I go through the draft line by line:
- Fact-checking claims
- Fixing tone
- Rewriting weak sections
- Adding context
- Removing fluff
- Making sure the argument holds
- Ensuring the message reflects my actual view
This is the part you cannot outsource.
If you remove this step, you lose integrity, accuracy, and accountability. It becomes generic content rather than grounded commentary. I would never put something online that I haven’t personally shaped.
Step 6: Publish With One Button
Once the draft is ready, I hit a single button.
My automations:
- Publish the content to my blog
- Generate platform-specific social posts
- Schedule them across my channels
- Share the link automatically
- Archive the draft and notes
This used to take me hours. Now it takes seconds.

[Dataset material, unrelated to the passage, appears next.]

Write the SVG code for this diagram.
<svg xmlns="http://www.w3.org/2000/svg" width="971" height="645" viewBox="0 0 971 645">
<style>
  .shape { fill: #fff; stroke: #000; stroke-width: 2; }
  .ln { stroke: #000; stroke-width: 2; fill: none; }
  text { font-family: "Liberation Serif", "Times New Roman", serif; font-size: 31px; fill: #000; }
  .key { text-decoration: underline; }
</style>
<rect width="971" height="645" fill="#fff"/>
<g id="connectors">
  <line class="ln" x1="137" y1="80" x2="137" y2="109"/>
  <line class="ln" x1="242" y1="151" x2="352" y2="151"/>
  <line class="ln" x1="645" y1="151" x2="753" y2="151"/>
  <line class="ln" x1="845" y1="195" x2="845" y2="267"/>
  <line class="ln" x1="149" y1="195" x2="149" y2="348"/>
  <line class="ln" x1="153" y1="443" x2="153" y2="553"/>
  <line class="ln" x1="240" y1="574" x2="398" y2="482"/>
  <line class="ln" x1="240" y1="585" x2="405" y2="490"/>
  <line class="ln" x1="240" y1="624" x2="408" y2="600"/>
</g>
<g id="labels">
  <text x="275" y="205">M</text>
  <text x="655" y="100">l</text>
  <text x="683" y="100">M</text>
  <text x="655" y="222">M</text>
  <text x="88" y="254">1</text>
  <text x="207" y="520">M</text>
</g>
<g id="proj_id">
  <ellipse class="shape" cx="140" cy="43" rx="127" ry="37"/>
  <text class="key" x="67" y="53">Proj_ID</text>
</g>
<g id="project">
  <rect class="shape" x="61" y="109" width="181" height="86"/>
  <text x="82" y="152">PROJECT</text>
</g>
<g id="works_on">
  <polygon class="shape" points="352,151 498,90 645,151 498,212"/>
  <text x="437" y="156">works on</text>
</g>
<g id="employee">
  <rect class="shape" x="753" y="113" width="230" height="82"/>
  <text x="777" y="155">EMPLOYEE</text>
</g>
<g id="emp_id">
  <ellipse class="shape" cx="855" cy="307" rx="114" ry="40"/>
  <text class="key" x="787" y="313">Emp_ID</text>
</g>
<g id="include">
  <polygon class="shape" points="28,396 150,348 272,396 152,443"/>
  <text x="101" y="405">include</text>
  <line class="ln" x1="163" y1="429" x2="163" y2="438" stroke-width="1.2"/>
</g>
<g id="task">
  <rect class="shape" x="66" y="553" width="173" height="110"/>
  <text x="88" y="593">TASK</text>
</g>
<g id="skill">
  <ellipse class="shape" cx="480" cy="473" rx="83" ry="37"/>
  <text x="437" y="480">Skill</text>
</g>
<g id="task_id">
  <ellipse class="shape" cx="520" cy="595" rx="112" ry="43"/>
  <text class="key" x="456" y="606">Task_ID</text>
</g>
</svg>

The magic isn’t AI alone — it’s AI combined with automation.
Step 7: Engage as a Human
The final step is simple: talk to people.
When someone comments, messages, or asks a question, that’s the human layer again. I reply myself. I clarify. I expand. I challenge assumptions. I learn.
If content is the spark, conversation is the fuel.
And nothing about that can or should be automated.
Why This Workflow Works So Well
A few reasons:
1. It respects accuracy. Multiple sources in, careful editing out.
2. It preserves integrity. AI drafts, but it never decides.
3. It scales without lowering quality. Speed increases, not shortcuts.
4. It keeps my voice at the centre. AI supports my thinking — it doesn’t replace it.
5. It removes friction, not depth. I spend less time formatting and more time thinking.
Which is precisely what tech should do.
Conclusion
My workflow isn’t about producing more content. It’s about producing better content with less friction.
AI helps me gather information, question myself, and accelerate the rough work. Automation helps remove repetitive publishing tasks. And I handle the part that matters most — the thinking, the decisions, the nuance, the voice.
It’s a partnership, not a handover. A balance between speed and integrity. A workflow that reflects what generative AI is actually best at.
AI doesn’t replace the creator. It amplifies the creator who stays in the loop.